Something to consider: “Black skateboarders on the life and death of Tyre Nichols: ‘He was one of us. That could have been me’” By Niloufar Haidari for The Guardian.

Good things: Al Brown of Al’s Skate House on his dad, dunks, and giving it one more try.

Analytical thing: 4PLY is back with another breakdown of the Quartersnacks “Top 10,” and it’s full of all the fun data and charts you could ever hope for.

Podcast thing: I had a very nice time chatting with the Mostly Skateboarding gang about my “Bobby, Bolang, and those bootleg boards” story, Am Scramble, and more.

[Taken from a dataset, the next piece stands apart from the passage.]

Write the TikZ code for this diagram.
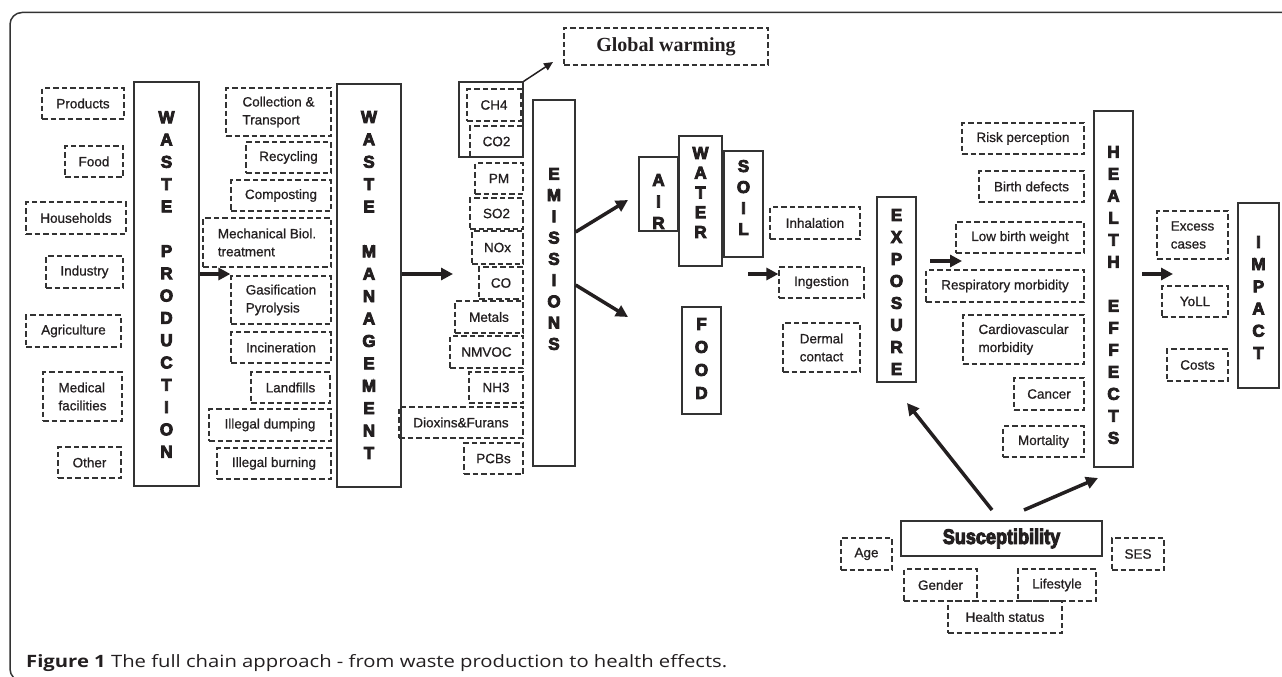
\documentclass[tikz,border=0pt]{standalone}
\usepackage{graphicx}
\usepackage{fontspec}
\setmainfont{Liberation Sans}
\newfontfamily\boxfont{Liberation Sans}[FakeBold=0.8]
\newfontfamily\heavyfont{Liberation Sans Bold}[FakeBold=5]
\newfontfamily\gwfont{Liberation Serif Bold}
\newfontfamily\capfont{Open Sans}
\usetikzlibrary{arrows.meta}
\definecolor{ink}{HTML}{231F20}
\definecolor{edge}{HTML}{333333}
\tikzset{
  dbox/.style={draw=edge, line width=1.2pt, dash pattern=on 5.5pt off 3pt, inner sep=0pt,
    align=left, text=ink, font=\boxfont\fontsize{13.5}{18}\selectfont},
  sbox/.style={draw=edge, line width=1.3pt, inner sep=0pt},
  stack/.style={align=center, text=ink, inner sep=0pt, font=\heavyfont\fontsize{17}{#1}\selectfont},
  bigarrow/.style={draw=ink, line width=3.5pt, -{Triangle[length=12pt,width=12pt]}},
  thinarrow/.style={draw=ink, line width=1.5pt, -{Triangle[length=9pt,width=8pt]}},
}
\newcommand{\dbx}[6]{\node[dbox, minimum width={(#4-#2)*1pt}, minimum height={(#5-#3)*1pt}] (#1) at ({(#2+#4)/2},{(#3+#5)/2}) {#6};}
\newcommand{\sbx}[5]{\node[sbox, minimum width={(#4-#2)*1pt}, minimum height={(#5-#3)*1pt}] (#1) at ({(#2+#4)/2},{(#3+#5)/2}) {};}
\begin{document}
\begin{tikzpicture}[x=1pt,y=-1pt]
\useasboundingbox (0,0) rectangle (1282,677);
\clip (0,0) rectangle (1282,677);
% frame
\draw[edge, line width=1.5pt, rounded corners=12pt] (1300,12.5) -- (10,12.5) -- (10,681) -- (1300,681);

% waste production sources
\dbx{prod}{42}{88}{124}{119}{Products}
\dbx{food}{65}{146}{123}{177}{Food}
\dbx{house}{26}{202}{126}{234}{Households}
\dbx{indus}{46}{256}{123}{288}{Industry}
\dbx{agri}{26}{315}{121}{347}{Agriculture}
\dbx{med}{43}{372}{122}{421}{Medical\\facilities}
\dbx{other}{58}{447}{121}{478}{Other}
\sbx{wp}{134}{82}{199}{486}
\node[stack=22.3] (wpT) at (166.5,284.5) {W\\A\\S\\T\\E\\\mbox{}\\P\\R\\O\\D\\U\\C\\T\\I\\O\\N};

% waste management options
\dbx{coll}{226}{88}{331}{136}{Collection \&\\Transport}
\dbx{recy}{246}{142}{331}{173}{Recycling}
\dbx{comp}{231}{180}{331}{211}{Composting}
\dbx{mbt}{203}{218}{331}{267}{Mechanical Biol.\\treatment}
\dbx{gas}{231}{276}{331}{324}{Gasification\\Pyrolysis}
\dbx{inc}{231}{332}{331}{363}{Incineration}
\dbx{landf}{251}{372}{330}{403}{Landfills}
\dbx{dump}{209}{409}{331}{441}{Illegal dumping}
\dbx{burn}{217}{448}{331}{479}{Illegal burning}
\sbx{wm}{337}{84}{401}{487}
\node[stack=22.4] (wmT) at (369,285) {W\\A\\S\\T\\E\\\mbox{}\\M\\A\\N\\A\\G\\E\\M\\E\\N\\T};

% emissions
\sbx{ghg}{459}{82}{523}{157}
\dbx{ch4}{467}{89}{521}{121}{CH4}
\dbx{co2}{470}{126}{523}{157}{CO2}
\dbx{pm}{475}{163}{523}{194}{PM}
\dbx{so2}{470}{198}{523}{229}{SO2}
\dbx{nox}{472}{231}{523}{264}{NOx}
\dbx{co}{479}{267}{523}{299}{CO}
\dbx{metals}{455}{301}{523}{333}{Metals}
\dbx{nmvoc}{450}{336}{523}{368}{NMVOC}
\dbx{nh3}{469}{372}{523}{403}{NH3}
\dbx{diox}{399}{407}{523}{438}{Dioxins\&Furans}
\dbx{pcb}{464}{443}{523}{474}{PCBs}
\sbx{em}{533}{100}{575}{466}
\node[stack=21.25] (emT) at (554,259) {E\\M\\I\\S\\S\\I\\O\\N\\S};
\node[dbox, minimum width=204pt, minimum height=37pt, font=\gwfont\fontsize{20}{24}\selectfont] (gw) at (666,46.5) {Global warming};

% media
\sbx{air}{639}{157}{678}{231}
\node[stack=21.5] (airT) at (658.5,201.5) {A\\I\\R};
\sbx{water}{679}{136}{722}{266}
\node[stack=19.75] (waterT) at (700.5,192.5) {W\\A\\T\\E\\R};
\sbx{soil}{724}{151}{763}{257}
\node[stack=21] (soilT) at (743.5,197.5) {S\\O\\I\\L};
\sbx{fd}{682}{307}{721}{414}
\node[stack=23] (fdT) at (701.5,358.5) {F\\O\\O\\D};

% exposure
\dbx{inh}{770}{207}{860}{239}{Inhalation}
\dbx{ing}{779}{267}{864}{298}{Ingestion}
\dbx{derm}{783}{323}{860}{372}{Dermal\\contact}
\sbx{ex}{877}{197}{916}{382}
\node[stack=22] (exT) at (896.5,292) {E\\X\\P\\O\\S\\U\\R\\E};

% health effects
\dbx{risk}{962}{123}{1084}{154}{Risk perception}
\dbx{birth}{979}{171}{1084}{202}{Birth defects}
\dbx{lbw}{956}{222}{1084}{253}{Low birth weight}
\dbx{resp}{926}{270}{1084}{302}{Respiratory morbidity}
\dbx{cardio}{963}{315}{1084}{364}{Cardiovascular\\morbidity}
\dbx{cancer}{1014}{378}{1084}{410}{Cancer}
\dbx{mort}{1003}{426}{1084}{457}{Mortality}
\sbx{he}{1094}{111}{1133}{467}
\node[stack=22] (heT) at (1113.5,295) {H\\E\\A\\L\\T\\H\\\mbox{}\\E\\F\\F\\E\\C\\T\\S};

% impact
\dbx{excess}{1157}{211}{1228}{259}{Excess\\cases}
\dbx{yoll}{1162}{286}{1228}{317}{YoLL}
\dbx{costs}{1167}{349}{1228}{381}{Costs}
\sbx{imp}{1238}{203}{1279}{388}
\node[stack=22.2] (impT) at (1258.5,297.5) {I\\M\\P\\A\\C\\T};

% susceptibility
\node[sbox, minimum width=201pt, minimum height=35pt, text=ink, font=\heavyfont\fontsize{21}{24}\selectfont] (sus) at (1001.5,538.5) {\scalebox{0.86}[1]{Susceptibility}};
\dbx{age}{841}{538}{892}{570}{Age}
\dbx{ses}{1112}{538}{1164}{570}{SES}
\dbx{gender}{904}{569}{977}{601}{Gender}
\dbx{life}{1018}{569}{1096}{601}{Lifestyle}
\dbx{hstat}{948}{601}{1062}{633}{Health status}

% connector helper coordinates
\coordinate (y274) at (0,274);
\coordinate (y232) at (0,232);
\coordinate (y285) at (0,285);
\coordinate (wmEnd) at (453,274);
\coordinate (emUp) at (628,200);
\coordinate (emDown) at (628,317);
\coordinate (ingStart) at (748,274);
\coordinate (exStart) at (930,261);
\coordinate (exEnd) at (962,261);
\coordinate (heStart) at (1142,274);
\coordinate (heEnd) at (1173,274);
\coordinate (susA) at (992,510);
\coordinate (exTip) at (907,403);
\coordinate (susB) at (1024,510);
\coordinate (heTip) at (1098,478);
\coordinate (gwTip) at (553,62);

% connectors
\draw[bigarrow] (wp.east |- y274) -- (gas.west |- y274);
\draw[bigarrow] (wm.east |- y274) -- (wmEnd);
\draw[bigarrow] (em.east |- y232) -- (emUp);
\draw[bigarrow] (em.east |- y285) -- (emDown);
\draw[bigarrow] (ingStart) -- (ing.west |- y274);
\draw[bigarrow] (exStart) -- (exEnd);
\draw[bigarrow] (heStart) -- (heEnd);
\draw[bigarrow] (susA) -- (exTip);
\draw[bigarrow] (susB) -- (heTip);
\draw[thinarrow] (ghg.north east) -- (gwTip);

% caption
\node[anchor=base west, inner sep=0pt, text=ink, font=\capfont\fontsize{17}{20}\selectfont] (cap) at (26,667)
  {\resizebox{701pt}{\height}{\textbf{Figure 1} The full chain approach - from waste production to health effects.}};
\end{tikzpicture}
\end{document}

An Arizona thing: I’ll be at Slow Impact in Tempe next week. If you’re there and for some reason, know what I look like, say hello! I’ll also be reading some stuff at Kyle Beachy’s “Anything at All” event, which I’m very excited about. (Lookit that lineup!)

Poster by Worful

The everyday reality of being a skateboarder thing 😔:

Until next week… If you have the time, start your morning with a series of stretches. Loosen those muscles, flex those joints, and move the blood around your body at a considered, even pace. Maybe watch a pilates instructional on YouTube. Be careful, these are usually soundtracked by grating pop muzak, but you can always mute them and turn the closed captioning on.